David has coached many clients and couples throughout the years, but no other family showed him the power of saving a little as clearly as the McIntyres. They established a retirement plan early on and gradually raised their savings from 4% of their income to 15%.
As a result, they accumulated about $2 million worth of assets by their early 50s, despite never earning more than $40,000 per year!
Lesson 2: The first person who deserves your money is yourself.
One way the McIntyres achieved so much with so little is the idea that no one deserved to get a chunk of their income more than themselves. What does that mean? Well, we all have unavoidable expenses. Bills we must pay. Taxes. And so on. But if we give all these other people and businesses our money first, there’s usually not much left!
So, instead of spending however little we have at the end of the month out of frustration, we should invest a fixed cut of our income into our dreams first. As long as you keep it small, there’ll always be enough money left to pay for everything else.
In the US and many other countries, you can even make use of pre-tax retirement accounts, which take money out of your gross income, not the net. With these, you might even have more money to spend after taxes than you’d otherwise have!
Even if these aren’t available, try to set up a system that automatically takes a certain percentage out of each one of your paychecks. David says that if you can manage to save and invest just 10% of your gross income or roughly one hour’s pay every day, you’ll end up just fine!
Lesson 3: Use automated payments for disciplined investing without willpower.

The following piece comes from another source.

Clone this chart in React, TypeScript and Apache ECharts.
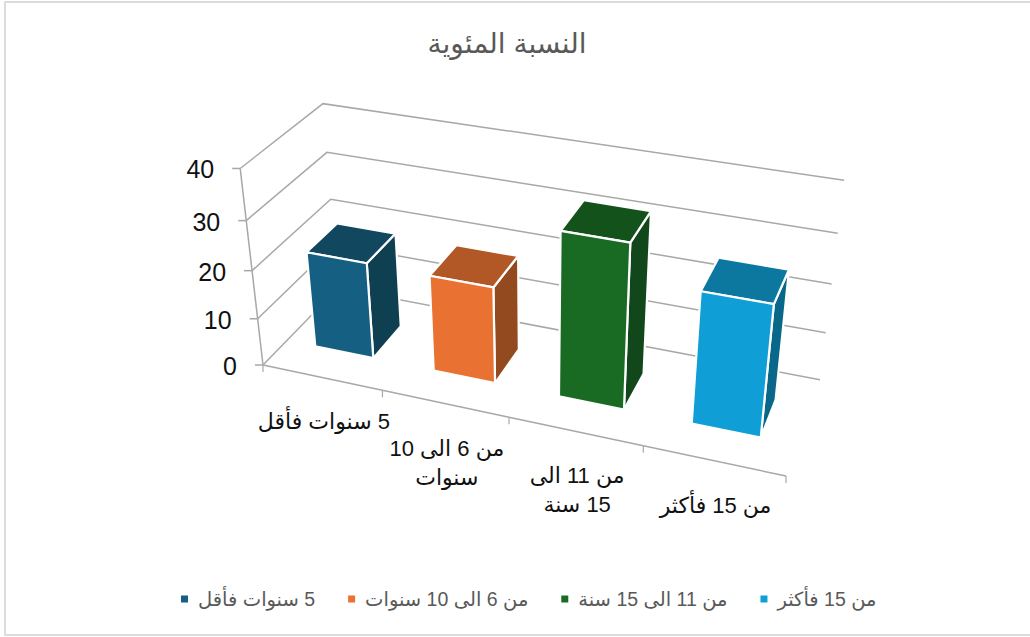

The good thing about each dollar that never shows up in your regular checking account is that you will neither miss it nor spend it. But why stop there? Don’t just auto-direct how much you want to save, but send it straight to the right places. For example, here’s how you could allocate 10% of your income each month:
- 5% goes towards an emergency fund until you’ve stored away six to 18 months worth of living expenses in cash.
- 2.5% goes towards paying down any existing debt.
- 2.5% goes into stocks and other investments.
The beauty of automating all this is that you only need to adjust the system whenever you’ve reached a certain goal. For example, once your emergency fund is complete, you can pay down debts faster, spend 1% on charity, or look into mortgage rates to buy a house.
Humans are creatures of impulse and habit. Whenever something requires discipline, the easiest way to consistently achieve it is to remove ourselves from the equation and eliminate the need for willpower altogether.
If you can do it with your money it just might make you rich.
The Automatic Millionaire Review
I used to be frustrated with all this vastly differing advice on personal finance. Now I’m not. I realize there are many ways to manage your money. Which one you choose should not just be based on what your goals are, but also on which method of attaining them makes you feel most comfortable. Some folks are natural savers, others are better at earning more.
If you’ve always been frugal or don’t mind making little sacrifices, The Automatic Millionaire could be a great system for you.
Who would I recommend The Automatic Millionaire summary to?
The 15 year old with a paper route, who can get an incredibly early start to investing, the 33 year old teacher, who wonders if saving is even worth it, and anyone who wants to become a millionaire but can’t take the stress of entrepreneurship.